The concept of Big Data begins to truly coalesce when, Mayer says, a marketer finds the mix that works for his or her business. “Third-party data can be very good at the top of the funnel,” Mayer says, “It gets people in. But then it’s also great to overlay your first-party data and find look-alikes of your best customers.

Gaining more steam, Mayer relates, is the use of second-party data. That’s generated via an agreement between two companies with common customer interests that share their first-party data with each other. “With the rejection of cookies and the decline of third-party data, this practice will become a lot more prevalent,” Mayer predicts.
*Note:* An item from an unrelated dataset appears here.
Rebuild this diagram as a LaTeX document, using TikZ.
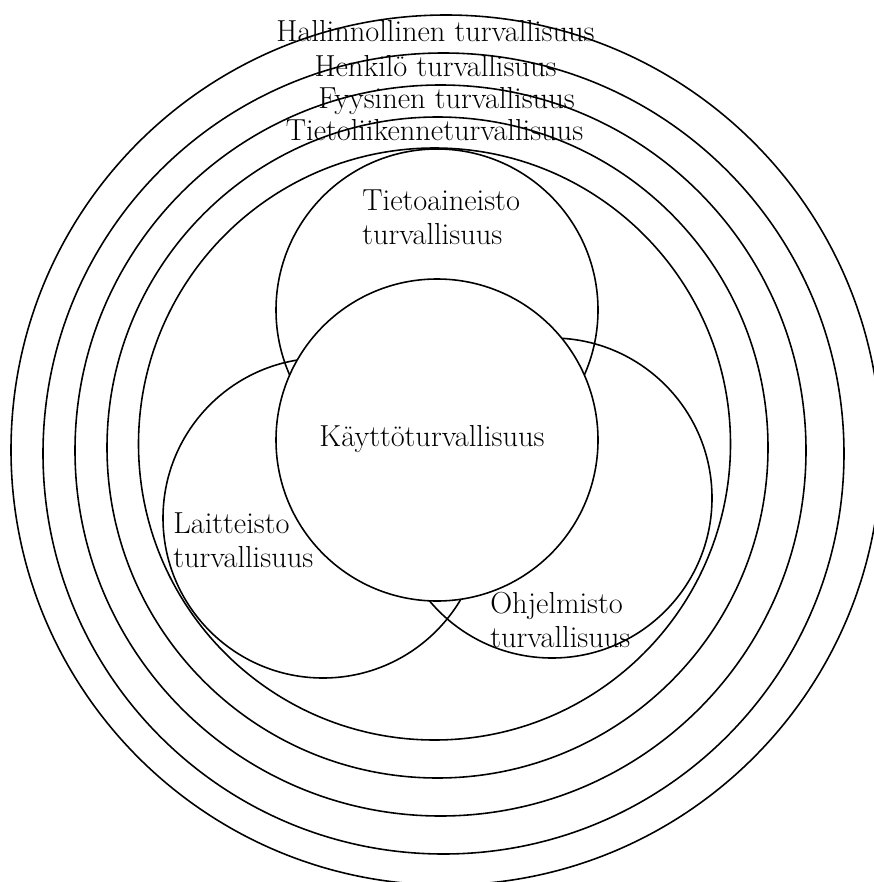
\documentclass[tikz,border=0pt]{standalone}
\usepackage{tikz}

\tikzset{
  ring/.style={line width=0.9pt},
  lbl/.style={font=\fontsize{17.3}{18.8}\selectfont, inner sep=0pt, align=left}
}

\begin{document}
\begin{tikzpicture}[x=0.02cm,y=-0.02cm]
  \useasboundingbox (0,0) rectangle (874,882);

  % security layers, outer to inner
  \foreach \cx/\cy/\r in {446/450/435, 443.5/453.5/400.5, 440.5/450.5/365.5,
                          437.5/447.5/330.5, 434.5/444/296} {
      \draw[ring] (\cx,\cy) circle (\r);
  }

  % the three areas and the core
  \draw[ring] (437,310) circle (161);
  \draw[ring] (323,518) circle (160);
  \draw[ring] (552,498) circle (160);
  \draw[ring, fill=white] (437,440) circle (161);

  \node[lbl, anchor=base] (hallinnollinen) at (435.5,42) {Hallinnollinen turvallisuus};
  \node[lbl, anchor=base] (henkilo) at (435.5,77) {Henkilö turvallisuus};
  \node[lbl, anchor=base] (fyysinen) at (446.5,109) {Fyysinen turvallisuus};
  \node[lbl, anchor=base] (tietoliikenne) at (434.5,140) {Tietoliikenneturvallisuus};

  % two-line labels: base is the last line
  \node[lbl, anchor=base west] (tietoaineisto) at (362,244) {Tietoaineisto\\turvallisuus};
  \node[lbl, anchor=base west] (laitteisto) at (173,567) {Laitteisto\\turvallisuus};
  \node[lbl, anchor=base west] (ohjelmisto) at (490,647) {Ohjelmisto\\turvallisuus};
  \node[lbl, anchor=base] (kaytto) at (432,446) {Käyttöturvallisuus};
\end{tikzpicture}
\end{document}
Marco Pacelli, it could be said, was raised on data. His father was a computer scientist who had the eventual founder and CEO of ClickFox writing programs in Pascal at the age of 12. “Every single piece of data is an event,” Pacelli says. And these days, he adds, every one of those events is an occasion to make money.

“What they really mean when they say ‘Big Data’ is, ‘How do I make money on my data?’” he says. “I’m a big believer that the value of a single piece of data will be worth more than a dollar in the coming years.”

If marketers ultimately exist to produce revenue, then finding the right data to sell cars, or plumbing supplies, or mutual funds will eventually provide them with a bonus down the road, Pacelli says. They’ll be able to collect and sell the data itself.

“How do I partner with GE so that all the data from every single component in the household is collected by me?” Pacelli posits. “How do I correlate that to earnings per share as a dollar amount?”

Pacelli says marketers are thinking way too small when it comes to Big Data. “Cross out the word ‘big’ and put in a dollar sign.”